In einem der Wohnwürfel ist ein begehbarer Schrank, die Schlafstätte und eine gut bestückte Lego-Ecke des siebenjährigen Juniors untergebracht, der das Wohnen im Arsenal liebt und die ganze Anlage als Ritterburg sieht. Im anderen Würfel findet sich eine Art Wohn- und Esszimmer mit einer Büroecke. Das Zentrum markiert ein großer lang gezogener Holztisch, ein Entwurf von Le Corbusier.

Ansonsten gleicht die Wohnung einem gut gewachsenen Mix aus alten Stücken, Ikea, ein paar Designklassikern, einem knarrenden Holzboden und viel Kunst an den Wänden. Auch ein Schlagzeug und eine E-Gitarre tauchen auf. Gut, dass die Mauern so dick sind. Eines wird schnell klar: An diesem Ort lässt es sich wohlfühlen, hier leben Menschen, glattgebügelter Oberflächendesignschnickschnack ist das Reziprok dieses Zuhauses.

Foto: Jork Weismann

Nicht nur über dem tiefen Sofa im Wohnzimmer hängt ein Bild von Michaela Schwarz-Weismann, das schlafende Männer zeigt. Es gehört zu einer ganzen Serie, mit der die Künstlerin vor ein paar Jahren begann.

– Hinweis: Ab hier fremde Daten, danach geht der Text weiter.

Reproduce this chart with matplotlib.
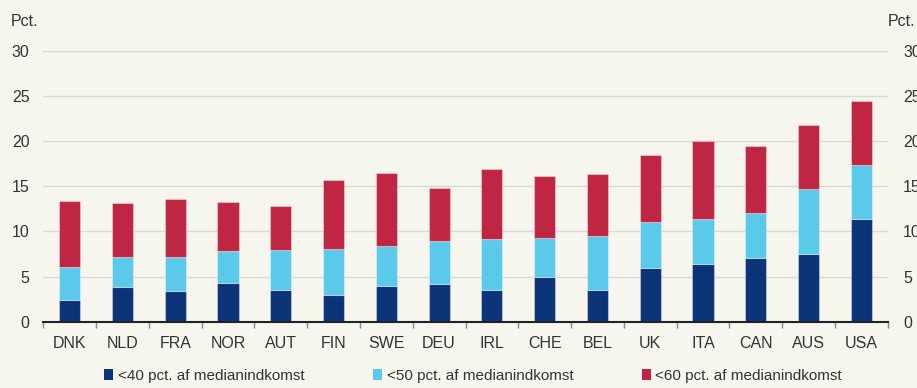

Warum sie schlafende Männer malt? "Der Ursprung liegt in einer Antwort auf die Präsidentschaft von Donald Trump, auch der Präsidentschaftswahlkampf in Österreich hat mich dazu inspiriert. Mir geht es mit diesen Arbeiten um eine Kritik am patriarchalen System. Ich lege die Männer schlafen und sage ihnen: ‚Gebt eine Ruhe!‘"

Gegenentwurf zum Kapitalismus

Mit der Zeit kippte die Künstlerin aber noch tiefer ins Thema Schlaf. Sie sieht Schlaf als eine Art Gegenentwurf zum Kapitalismus. Schläft man, sei es unmöglich zu konsumieren, und Ressourcen würden auch gespart. "Aber eigentlich finde ich sie auch ganz süß, meine schlafenden Männer", sagt Michaela Schwarz-Weismann. Den schlafenden Trump malte sie nicht. Hat sie auch nicht vor.

Dafür veranstaltete sie bei der Kunstmesse Parallel Vienna vor zwei Jahren Live-Schlafperformances, bei denen sie Menschen über Meditation "eingeschläfert" hat, wie sie es ausdrückt. "Schlaf benötigt Sicherheit, Geborgenheit, und ich empfinde es als großes Privileg und als Luxus, dass uns das möglich ist. Sicherer Schlaf müsste ein Menschenrecht sein", so Schwarz-Weismann.

"Aber eigentlich finde ich sie auch ganz süß, meine schlafenden Männer", sagt Michaela Schwarz-Weismann.
Foto: Jork Weismann

Auch ihr Mann Jork, passionierter Frühaufsteher, hat sich mit dem Thema Schlaf auseinandergesetzt, das ihn zu seinem Buch Asleep at the Chateau inspiriert hat. Darin sind eine Menge Prominenter zu sehen, die in den Hotelzimmern des legendären Hotels Chateau Marmont in Hollywood schlafen oder zumindest büseln.

Gleich um die Ecke vom Hotel, am Sunset Boulevard, starb der Fotograf Helmut Newton bei einem Autounfall, nachdem er in diesem Hotel abgestiegen war. Eine Arbeit Newtons hängt auch in der Wohnung der Weismanns.

Inzwischen ist auch Jork Weismann wieder aus dem Büro aufgetaucht und bietet an, noch einen Kaffee zu machen. Wäre vielleicht nicht schlecht, sonst findet man sich am Ende nach einer "Einschläferung" noch auf einem der Bilder von Michaela Schwarz-Weismann wieder. Wobei das Sofa schon sehr bequem aussieht. (Michael Hausenblas, RONDO Exklusiv, 19.11.2020)

Anmerkung: Der Hausbesuch erfolgte vor dem Lockdown.